_Supplied data_:
- - -

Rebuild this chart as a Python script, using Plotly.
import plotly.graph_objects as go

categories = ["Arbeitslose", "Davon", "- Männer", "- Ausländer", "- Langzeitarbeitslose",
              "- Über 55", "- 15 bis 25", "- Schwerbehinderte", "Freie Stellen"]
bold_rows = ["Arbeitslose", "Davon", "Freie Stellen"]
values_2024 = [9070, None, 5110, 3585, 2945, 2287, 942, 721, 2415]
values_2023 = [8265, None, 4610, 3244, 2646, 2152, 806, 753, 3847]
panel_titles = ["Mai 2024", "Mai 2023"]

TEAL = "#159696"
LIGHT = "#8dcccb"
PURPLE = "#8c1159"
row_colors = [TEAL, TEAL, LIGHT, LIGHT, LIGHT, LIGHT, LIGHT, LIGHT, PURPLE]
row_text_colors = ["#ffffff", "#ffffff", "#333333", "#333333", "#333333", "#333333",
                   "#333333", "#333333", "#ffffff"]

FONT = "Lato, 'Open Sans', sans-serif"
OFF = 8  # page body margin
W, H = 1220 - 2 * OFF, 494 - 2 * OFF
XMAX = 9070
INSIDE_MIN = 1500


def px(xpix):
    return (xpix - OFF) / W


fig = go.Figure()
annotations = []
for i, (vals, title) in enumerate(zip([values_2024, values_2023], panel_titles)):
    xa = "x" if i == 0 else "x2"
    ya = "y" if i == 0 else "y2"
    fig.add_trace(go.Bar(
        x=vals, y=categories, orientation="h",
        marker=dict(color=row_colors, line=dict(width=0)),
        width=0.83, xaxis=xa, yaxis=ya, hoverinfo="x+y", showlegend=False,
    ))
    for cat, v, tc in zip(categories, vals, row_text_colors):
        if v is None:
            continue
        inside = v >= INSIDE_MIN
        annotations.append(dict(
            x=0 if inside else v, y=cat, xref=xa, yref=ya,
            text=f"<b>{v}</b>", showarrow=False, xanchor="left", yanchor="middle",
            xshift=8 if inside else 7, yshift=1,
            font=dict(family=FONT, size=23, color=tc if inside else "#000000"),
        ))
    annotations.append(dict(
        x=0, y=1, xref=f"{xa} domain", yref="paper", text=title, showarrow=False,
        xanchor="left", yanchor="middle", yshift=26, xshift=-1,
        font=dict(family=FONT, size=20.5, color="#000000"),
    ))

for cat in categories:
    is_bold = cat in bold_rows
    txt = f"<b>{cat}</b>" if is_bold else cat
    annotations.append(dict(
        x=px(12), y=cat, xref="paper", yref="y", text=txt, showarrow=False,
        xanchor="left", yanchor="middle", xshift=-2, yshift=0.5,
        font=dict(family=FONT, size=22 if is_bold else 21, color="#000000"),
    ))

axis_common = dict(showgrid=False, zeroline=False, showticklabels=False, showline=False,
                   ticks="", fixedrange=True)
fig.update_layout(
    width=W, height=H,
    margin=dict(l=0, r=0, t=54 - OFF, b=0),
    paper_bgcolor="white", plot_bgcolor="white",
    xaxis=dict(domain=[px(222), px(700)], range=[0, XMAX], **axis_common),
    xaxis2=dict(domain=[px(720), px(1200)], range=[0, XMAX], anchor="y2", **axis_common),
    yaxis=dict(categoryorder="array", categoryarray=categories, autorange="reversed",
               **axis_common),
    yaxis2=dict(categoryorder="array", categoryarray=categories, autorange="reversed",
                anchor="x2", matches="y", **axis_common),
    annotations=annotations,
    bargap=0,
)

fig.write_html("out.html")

- - -

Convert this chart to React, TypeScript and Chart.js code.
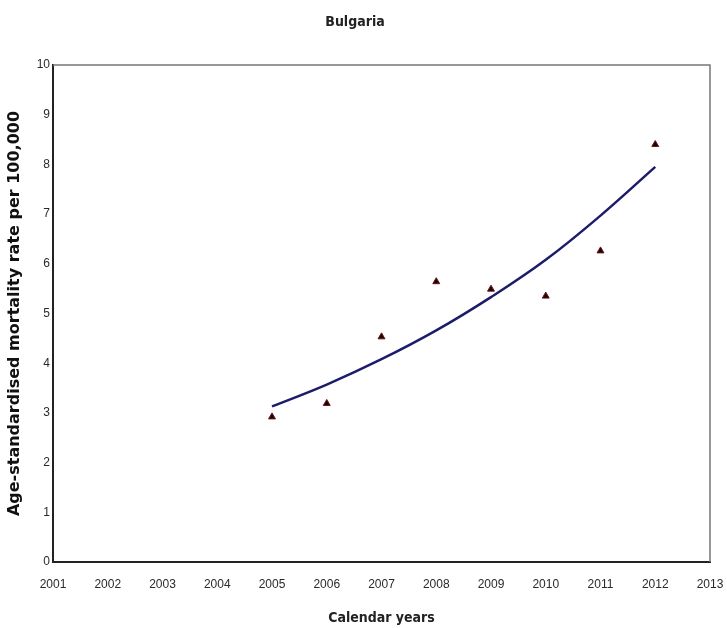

- - -

_Exercise goal_:
Copy each line of the listing that holds the word "chart".

_Answer below_:
Rebuild this chart as a Python script, using Plotly.
Convert this chart to React, TypeScript and Chart.js code.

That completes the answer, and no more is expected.